Normalisasi
Politik Kita
M Alfan Alfian ;
Dosen
Pascasarjana Ilmu Politik Universitas Nasional, Jakarta
|
KOMPAS,
15 September 2014
Pengalaman Pemilihan
Presiden 2014 sebagai sebuah kontestasi politik yang sangat ketat dan
melibatkan Mahkamah Konstitusi dalam penyelesaian konfliknya, meninggalkan
pelajaran berharga dalam perkembangan demokrasi kita. Tidak sekadar menguji
sistem demokrasi, tetapi juga kedewasaan politik semua pihak.
Tidak ada konflik
politik yang tidak dapat diikhtiarkan penyelesaiannya. Dalam sistem politik
kita, MK berperan penting dalam penyelesaian konflik elektoral. Keputusannya
harus dihormati dan dipatuhi bersama. Setelah itu, kita bersama mengupayakan
normalisasi politik.
Normalisasi politik
merupakan hal yang lazim dilakukan pasca pemilihan umum. Pemilu sebagai rezim
kontestasi politik, membuka partisipasi publik luas dan kontestatif dengan
konsekuensi konflik yang dinamis.
Sistem politik yang
membingkainya harus memberikan jalan keluar yang elegan dan sehat agar
residu-residu konflik dapat dinormalkan kembali. Karena itu, normalisasi
politik bermakna penormalan kembali kehidupan politik dan sekaligus perbaikan
sistem politik.
Dalam konteks ini,
normalisasi identik dengan, merujuk Kuntowijoyo, rasionalisasi dan
obyektivikasi. Pada awal Reformasi 1998, Kuntowijoyo mengingatkan, politik
bisa membuat pelakunya berkacamata kuda atau miopik. Mereka berorientasi
jangka pendek. Karena itu, golongan politisi harus kita ingatkan.
Demistifikasi politik
Rasionalisasi dalam
perspektif Kuntowijoyo adalah demistifikasi politik. Politik harus dibebaskan
dari mitos-mitos yang membuat para pelakunya miopik. Rasionalisasi juga
berarti obyektivikasi, di mana politik yang berorientasi kemaslahatan
merupakan transformasi perbuatan rasional nilai (wertrational) ke perbuatan rasional riil, di mana orang lain pun
menikmati capaian-capaian politik, tanpa harus menyetujui nilai-nilai asal.
Dalam konteks ini
tidak berarti ”kebenaran politik” merupakan monopoli penguasa atau kelompok
pengimbang atau oposisi. Secara rasional, ”kebenaran politik” dilakukan oleh
siapa saja yang mampu menciptakan kemaslahatan bersama.
Maka, penguasa atau
siapa pun pemegang pemerintahan baru tidak akan menuai apresiasi politik
manakala lemah dalam mengupayakan ”kemaslahatan bersama”.
Sebaliknya,
kelompok pengimbang juga harus efektif dalam fungsinya, sehingga prinsip checks and balances terus aktual.

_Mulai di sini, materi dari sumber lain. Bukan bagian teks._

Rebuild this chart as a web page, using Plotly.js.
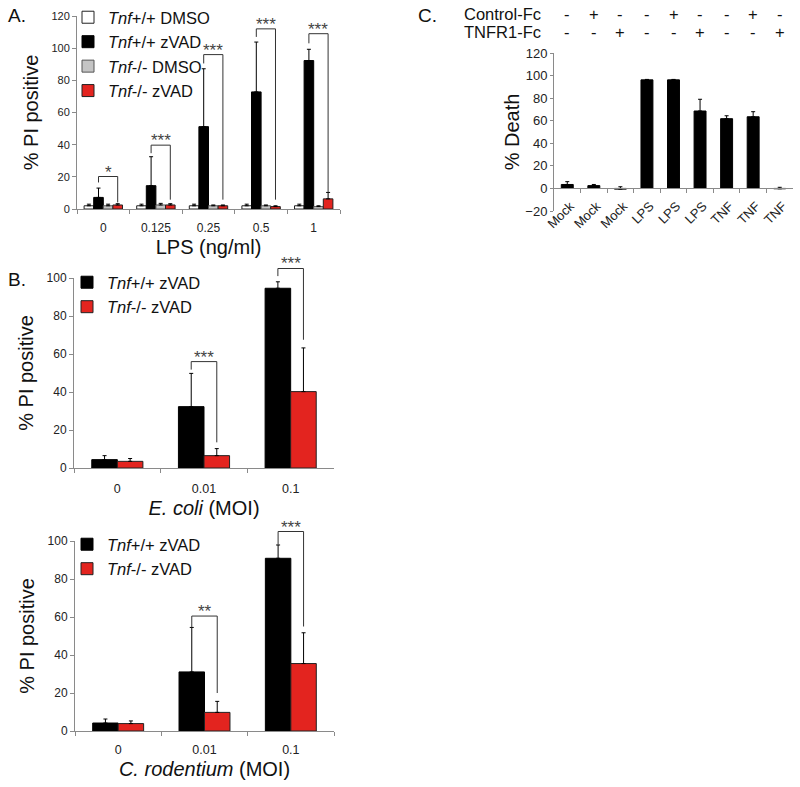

Kelompok pengimbang harus tetap menjaga marwahnya sedemikian rupa sehingga
politik berjalan dengan basis argumen yang jelas. Tanpa itu kritik-kritik
oposisi menjadi tidak menarik dan jauh dari persoalan nyata yang dirasakan
masyarakat.
Sinyalemen Kuntowijoyo
tentang politisi miopik mengingatkan pula pada pandangan Herbert Marcuse
tentang paradigma manusia satu dimensi.
Dalam bukunya, One Dimensional Man, Marcuse menyitir
bahwa pemikiran satu dimensi secara sistematis dipromosikan oleh perekayasa
politik dan pemasok informasinya. Wacana-wacananya dihuni oleh hipotesis yang
divalidasi sendiri secara monopolistis terus-menerus, menjadi definisi yang
menghipnotis.
Corak politik
totalitarian seperti ini juga disitir oleh Goerge Orwell yang menyindir
bahwa, ”Semua masalah adalah masalah
politik, dan politik itu sendiri adalah kebohongan, penggelapan, kebodohan,
kebencian, dan skizofrenia yang masif”.
Karena itu,
mormalisasi kehidupan politik membutuhkan peran elite untuk menjauhkan diri
dari cara berpikir satu dimensi dan totaliter. Elite bertanggung jawab dalam
proses pendidikan politik dengan cara-cara yang elegan.
Rasionalisasi sering
pula bermakna demasifikasi politik, bahwa penggunaan massa sebagai alat
penekan politik tidak boleh diarahkan ke arah konflik kekerasan.
Konsensus baru
Terobosan paling
penting politik adalah terciptanya konsensus-konsensus baru yang lebih maju
dan efektif, karena dinamika politik selalu diwarnai konflik dan konsensus.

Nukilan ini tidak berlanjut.